-- START Rows --
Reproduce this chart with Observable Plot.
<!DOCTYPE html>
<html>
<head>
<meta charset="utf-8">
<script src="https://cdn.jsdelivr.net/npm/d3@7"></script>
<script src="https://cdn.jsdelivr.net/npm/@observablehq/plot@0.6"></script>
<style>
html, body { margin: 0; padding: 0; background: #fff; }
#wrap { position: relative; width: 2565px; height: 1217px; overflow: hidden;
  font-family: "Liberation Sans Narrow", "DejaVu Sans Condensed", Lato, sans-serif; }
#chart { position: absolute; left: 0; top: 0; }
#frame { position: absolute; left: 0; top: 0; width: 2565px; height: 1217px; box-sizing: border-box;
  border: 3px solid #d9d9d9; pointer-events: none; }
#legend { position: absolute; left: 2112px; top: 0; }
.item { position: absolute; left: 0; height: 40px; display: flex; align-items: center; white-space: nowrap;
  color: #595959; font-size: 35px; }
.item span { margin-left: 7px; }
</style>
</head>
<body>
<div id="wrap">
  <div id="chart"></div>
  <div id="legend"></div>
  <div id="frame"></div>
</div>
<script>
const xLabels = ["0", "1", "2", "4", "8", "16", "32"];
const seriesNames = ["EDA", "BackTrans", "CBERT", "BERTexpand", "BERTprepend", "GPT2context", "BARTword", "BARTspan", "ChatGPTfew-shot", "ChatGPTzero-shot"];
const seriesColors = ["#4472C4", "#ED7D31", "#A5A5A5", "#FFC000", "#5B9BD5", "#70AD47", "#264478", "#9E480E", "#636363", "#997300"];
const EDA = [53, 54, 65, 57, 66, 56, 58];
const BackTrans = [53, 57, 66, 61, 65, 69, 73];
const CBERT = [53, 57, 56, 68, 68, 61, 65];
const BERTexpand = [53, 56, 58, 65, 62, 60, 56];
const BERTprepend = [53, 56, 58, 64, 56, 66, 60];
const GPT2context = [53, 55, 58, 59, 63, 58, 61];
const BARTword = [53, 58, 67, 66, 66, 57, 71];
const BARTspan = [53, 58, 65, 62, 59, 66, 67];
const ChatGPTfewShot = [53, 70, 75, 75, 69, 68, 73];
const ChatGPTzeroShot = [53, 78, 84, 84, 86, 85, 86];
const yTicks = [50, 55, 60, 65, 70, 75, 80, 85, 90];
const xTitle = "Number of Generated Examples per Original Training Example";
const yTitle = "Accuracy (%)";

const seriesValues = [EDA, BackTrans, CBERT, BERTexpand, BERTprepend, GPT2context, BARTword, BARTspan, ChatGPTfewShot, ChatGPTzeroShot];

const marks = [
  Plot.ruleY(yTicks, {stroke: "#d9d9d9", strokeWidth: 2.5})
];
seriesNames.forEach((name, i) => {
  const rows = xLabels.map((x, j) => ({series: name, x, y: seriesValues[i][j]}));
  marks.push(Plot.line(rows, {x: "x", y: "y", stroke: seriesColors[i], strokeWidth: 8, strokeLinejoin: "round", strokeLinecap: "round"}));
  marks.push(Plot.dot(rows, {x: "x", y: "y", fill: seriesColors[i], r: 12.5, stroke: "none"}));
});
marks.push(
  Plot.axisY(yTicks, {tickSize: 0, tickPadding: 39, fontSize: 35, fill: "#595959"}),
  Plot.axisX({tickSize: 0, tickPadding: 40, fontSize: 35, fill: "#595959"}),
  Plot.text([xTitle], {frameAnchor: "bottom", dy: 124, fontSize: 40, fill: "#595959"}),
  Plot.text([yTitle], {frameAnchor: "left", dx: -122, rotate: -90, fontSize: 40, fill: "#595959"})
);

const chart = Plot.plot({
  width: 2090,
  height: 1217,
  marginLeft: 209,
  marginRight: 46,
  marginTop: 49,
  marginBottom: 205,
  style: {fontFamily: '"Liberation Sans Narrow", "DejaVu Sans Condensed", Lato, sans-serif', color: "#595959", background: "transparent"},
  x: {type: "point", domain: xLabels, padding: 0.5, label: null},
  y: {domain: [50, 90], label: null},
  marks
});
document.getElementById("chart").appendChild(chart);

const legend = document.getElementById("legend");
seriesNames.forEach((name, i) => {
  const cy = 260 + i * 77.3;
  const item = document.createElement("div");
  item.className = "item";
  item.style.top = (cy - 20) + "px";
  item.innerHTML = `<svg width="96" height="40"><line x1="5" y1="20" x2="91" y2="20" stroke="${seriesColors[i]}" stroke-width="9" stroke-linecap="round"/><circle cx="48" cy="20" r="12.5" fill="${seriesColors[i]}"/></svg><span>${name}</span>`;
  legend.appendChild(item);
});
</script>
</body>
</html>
-- END Rows --
-- START Rows --
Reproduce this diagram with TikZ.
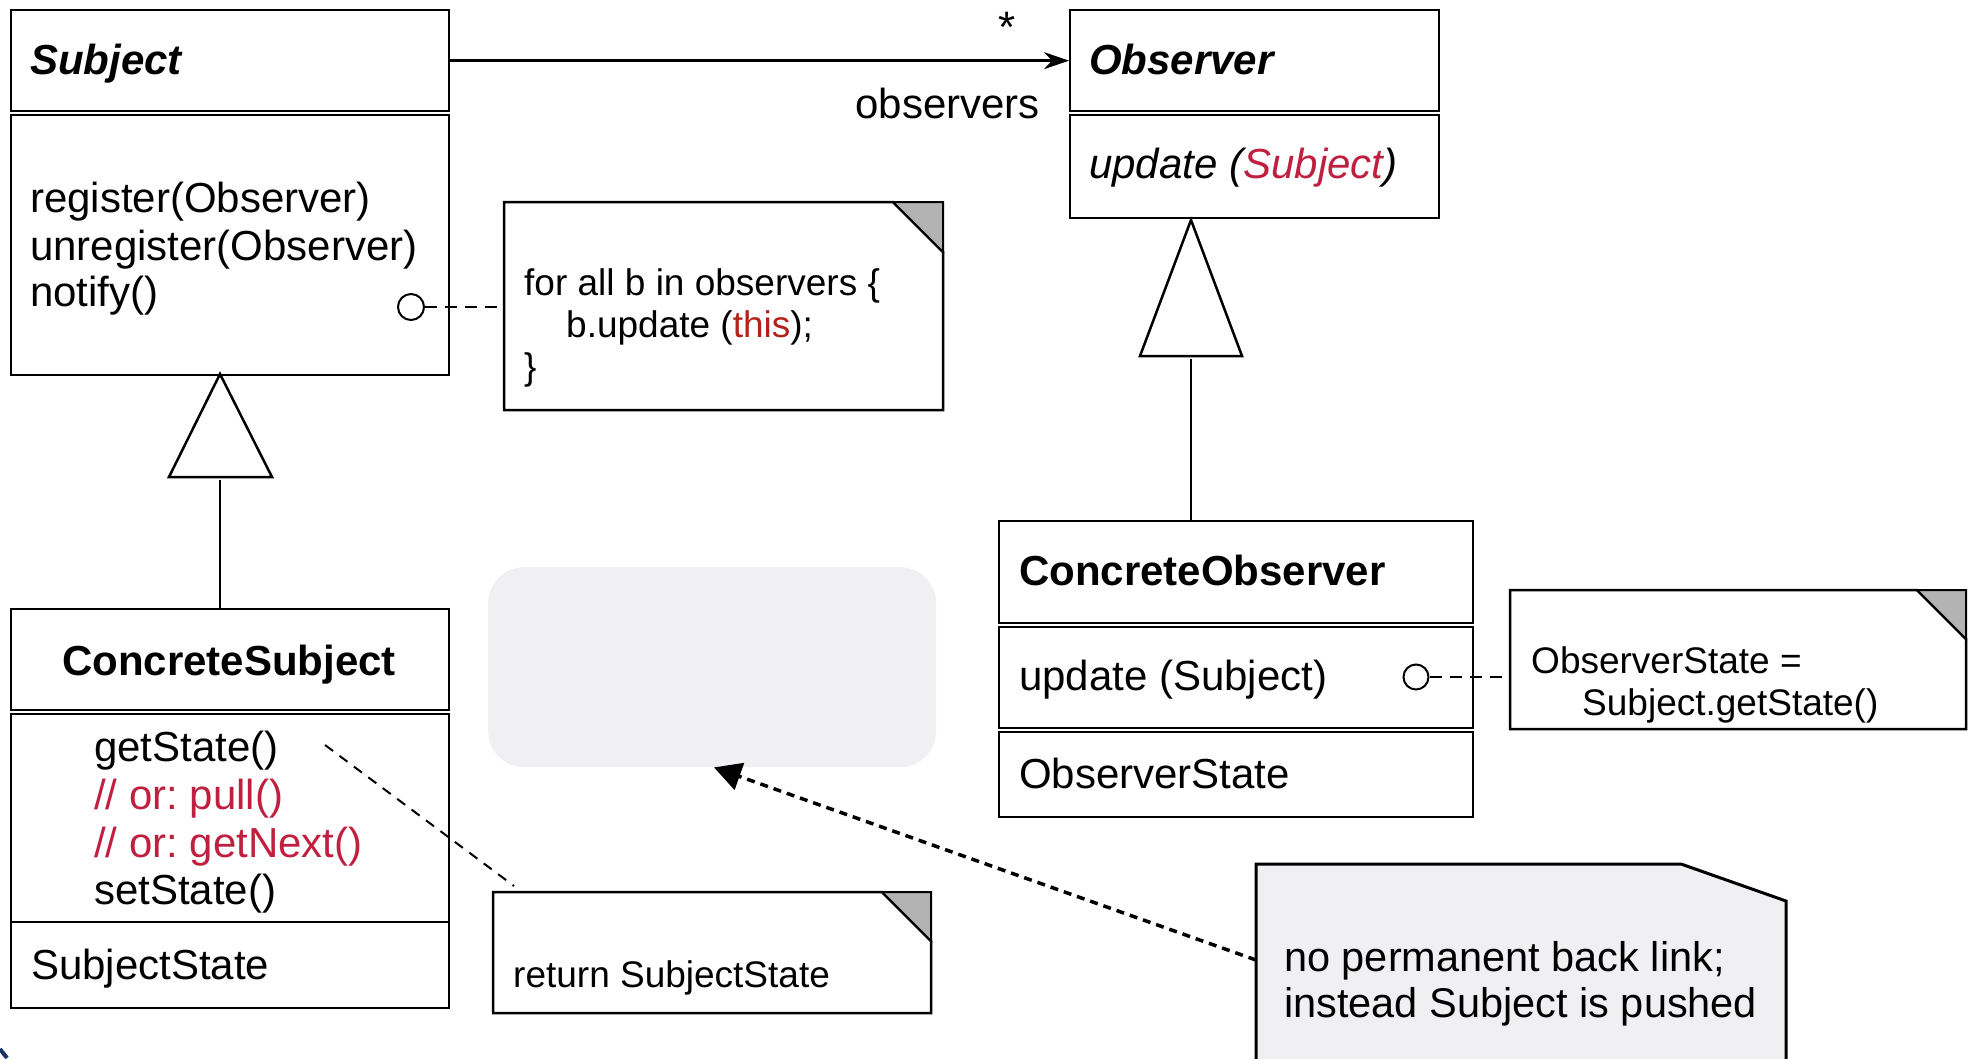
-- END Rows --
-- START Rows --
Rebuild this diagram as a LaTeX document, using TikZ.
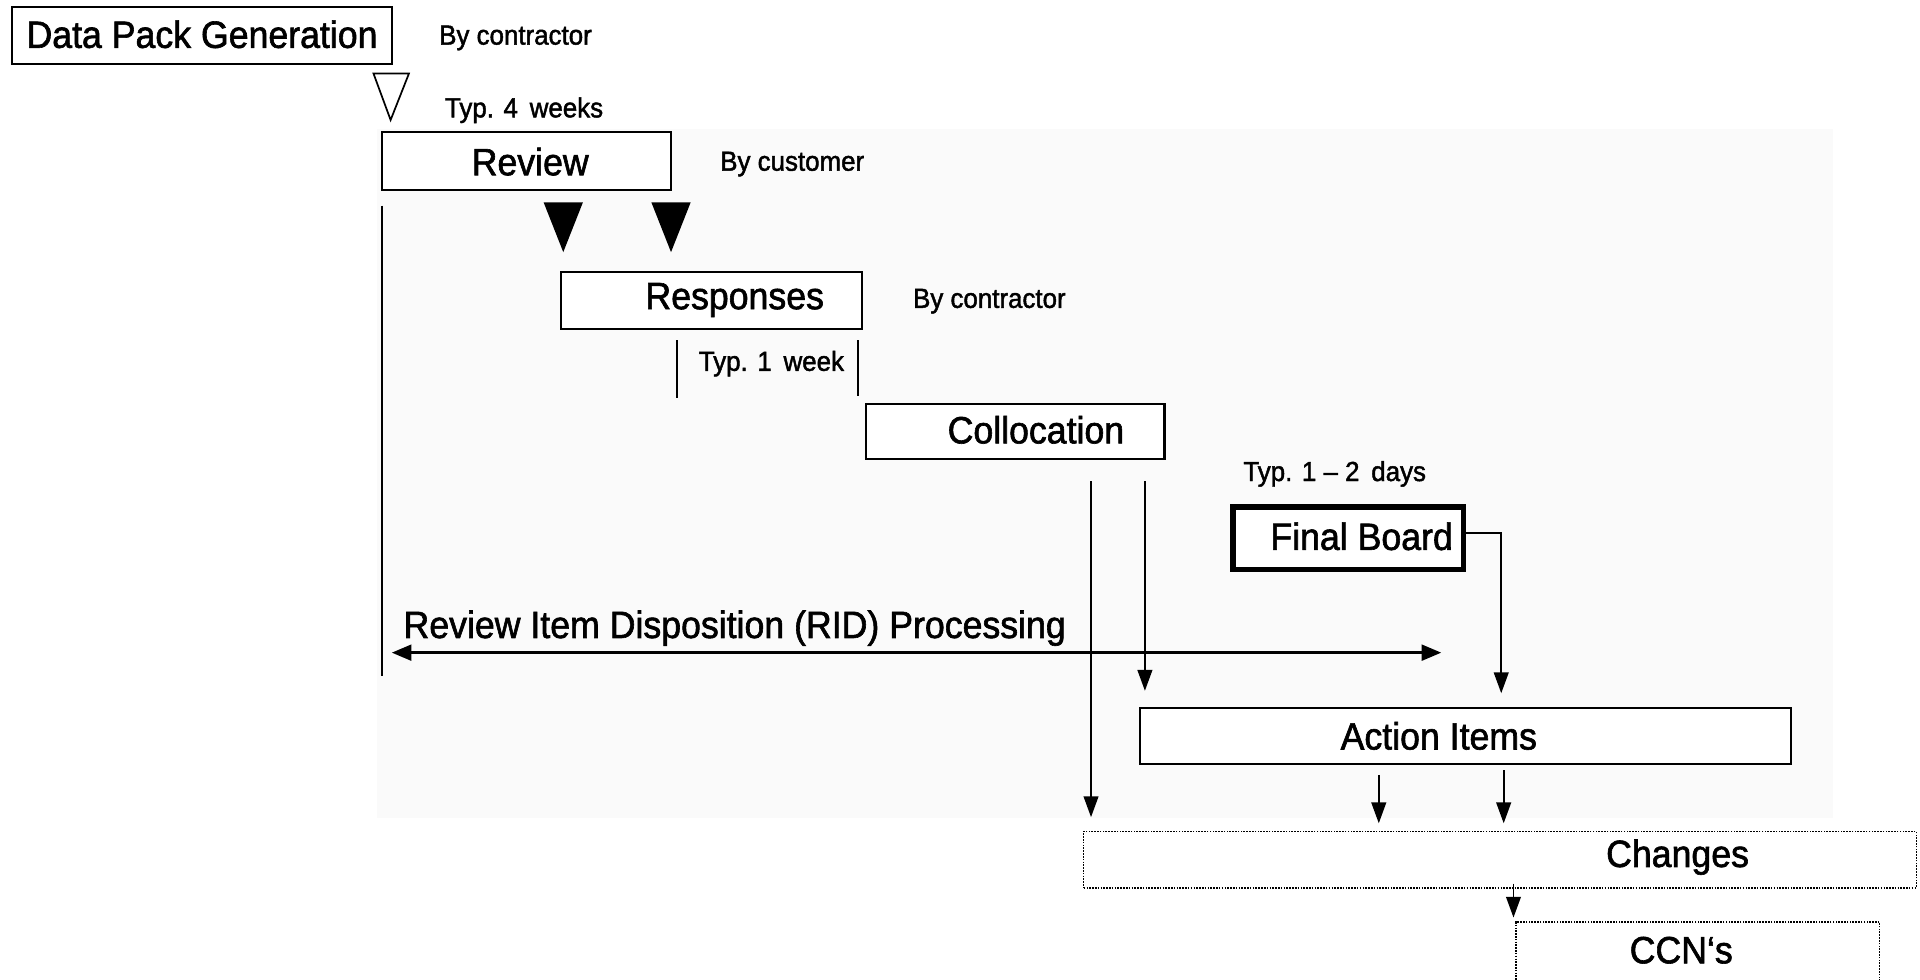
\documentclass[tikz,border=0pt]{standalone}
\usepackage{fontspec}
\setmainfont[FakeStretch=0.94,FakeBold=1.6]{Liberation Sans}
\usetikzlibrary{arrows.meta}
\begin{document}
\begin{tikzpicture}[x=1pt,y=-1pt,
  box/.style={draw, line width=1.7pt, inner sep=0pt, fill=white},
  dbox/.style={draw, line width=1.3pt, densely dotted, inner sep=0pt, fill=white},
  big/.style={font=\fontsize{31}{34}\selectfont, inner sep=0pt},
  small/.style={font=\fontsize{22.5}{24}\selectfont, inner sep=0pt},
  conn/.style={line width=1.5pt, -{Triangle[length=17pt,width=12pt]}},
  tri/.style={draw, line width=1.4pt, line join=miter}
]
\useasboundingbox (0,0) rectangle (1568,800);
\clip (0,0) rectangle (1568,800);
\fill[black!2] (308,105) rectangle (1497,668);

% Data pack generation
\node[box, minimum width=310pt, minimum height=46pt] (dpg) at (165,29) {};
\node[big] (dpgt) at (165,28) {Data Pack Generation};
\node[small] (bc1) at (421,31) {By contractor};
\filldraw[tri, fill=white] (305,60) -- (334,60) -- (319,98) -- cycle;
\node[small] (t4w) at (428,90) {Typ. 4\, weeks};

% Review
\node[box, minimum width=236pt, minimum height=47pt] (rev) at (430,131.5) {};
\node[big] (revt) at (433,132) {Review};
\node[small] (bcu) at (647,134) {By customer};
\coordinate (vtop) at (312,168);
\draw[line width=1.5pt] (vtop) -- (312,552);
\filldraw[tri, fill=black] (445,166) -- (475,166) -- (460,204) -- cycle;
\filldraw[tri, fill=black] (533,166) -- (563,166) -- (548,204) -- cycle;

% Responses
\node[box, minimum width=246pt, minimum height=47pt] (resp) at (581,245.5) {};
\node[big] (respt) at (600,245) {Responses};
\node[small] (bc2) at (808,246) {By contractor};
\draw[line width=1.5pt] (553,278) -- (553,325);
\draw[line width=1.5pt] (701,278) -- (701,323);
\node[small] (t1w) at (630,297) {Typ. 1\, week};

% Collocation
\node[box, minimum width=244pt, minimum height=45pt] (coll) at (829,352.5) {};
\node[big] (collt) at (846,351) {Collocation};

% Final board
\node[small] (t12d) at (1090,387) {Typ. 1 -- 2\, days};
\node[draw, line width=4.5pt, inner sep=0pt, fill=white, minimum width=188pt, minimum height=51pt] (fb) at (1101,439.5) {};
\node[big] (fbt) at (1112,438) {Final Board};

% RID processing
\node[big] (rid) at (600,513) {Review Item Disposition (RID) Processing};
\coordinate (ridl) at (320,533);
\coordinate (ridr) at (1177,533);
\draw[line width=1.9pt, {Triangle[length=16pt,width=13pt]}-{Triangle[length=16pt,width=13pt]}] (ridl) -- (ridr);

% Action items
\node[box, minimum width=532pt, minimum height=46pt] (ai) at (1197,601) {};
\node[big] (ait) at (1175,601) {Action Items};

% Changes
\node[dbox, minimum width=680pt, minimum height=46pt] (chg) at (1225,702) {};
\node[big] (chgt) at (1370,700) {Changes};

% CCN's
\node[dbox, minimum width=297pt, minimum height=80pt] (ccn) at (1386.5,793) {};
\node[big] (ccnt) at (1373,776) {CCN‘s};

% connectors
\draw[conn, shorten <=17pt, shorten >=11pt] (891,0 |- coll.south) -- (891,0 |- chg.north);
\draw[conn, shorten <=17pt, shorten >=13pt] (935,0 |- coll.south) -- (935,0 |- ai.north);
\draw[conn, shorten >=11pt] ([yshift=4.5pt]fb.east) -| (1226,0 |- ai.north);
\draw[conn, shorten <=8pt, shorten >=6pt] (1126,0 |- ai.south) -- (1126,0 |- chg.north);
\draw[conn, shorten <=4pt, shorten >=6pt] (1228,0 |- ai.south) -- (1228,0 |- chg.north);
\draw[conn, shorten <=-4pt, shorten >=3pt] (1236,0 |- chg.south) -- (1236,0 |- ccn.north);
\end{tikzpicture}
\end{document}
-- END Rows --
**Directive:** Pictures are not part of the copy. Reproduce the lines from the one containing "Rebuild this diagram" through the one containing "(t4w) at (428,90)", exactly and nothing more.

**Written response:**
Rebuild this diagram as a LaTeX document, using TikZ.
\documentclass[tikz,border=0pt]{standalone}
\usepackage{fontspec}
\setmainfont[FakeStretch=0.94,FakeBold=1.6]{Liberation Sans}
\usetikzlibrary{arrows.meta}
\begin{document}
\begin{tikzpicture}[x=1pt,y=-1pt,
  box/.style={draw, line width=1.7pt, inner sep=0pt, fill=white},
  dbox/.style={draw, line width=1.3pt, densely dotted, inner sep=0pt, fill=white},
  big/.style={font=\fontsize{31}{34}\selectfont, inner sep=0pt},
  small/.style={font=\fontsize{22.5}{24}\selectfont, inner sep=0pt},
  conn/.style={line width=1.5pt, -{Triangle[length=17pt,width=12pt]}},
  tri/.style={draw, line width=1.4pt, line join=miter}
]
\useasboundingbox (0,0) rectangle (1568,800);
\clip (0,0) rectangle (1568,800);
\fill[black!2] (308,105) rectangle (1497,668);

% Data pack generation
\node[box, minimum width=310pt, minimum height=46pt] (dpg) at (165,29) {};
\node[big] (dpgt) at (165,28) {Data Pack Generation};
\node[small] (bc1) at (421,31) {By contractor};
\filldraw[tri, fill=white] (305,60) -- (334,60) -- (319,98) -- cycle;
\node[small] (t4w) at (428,90) {Typ. 4\, weeks};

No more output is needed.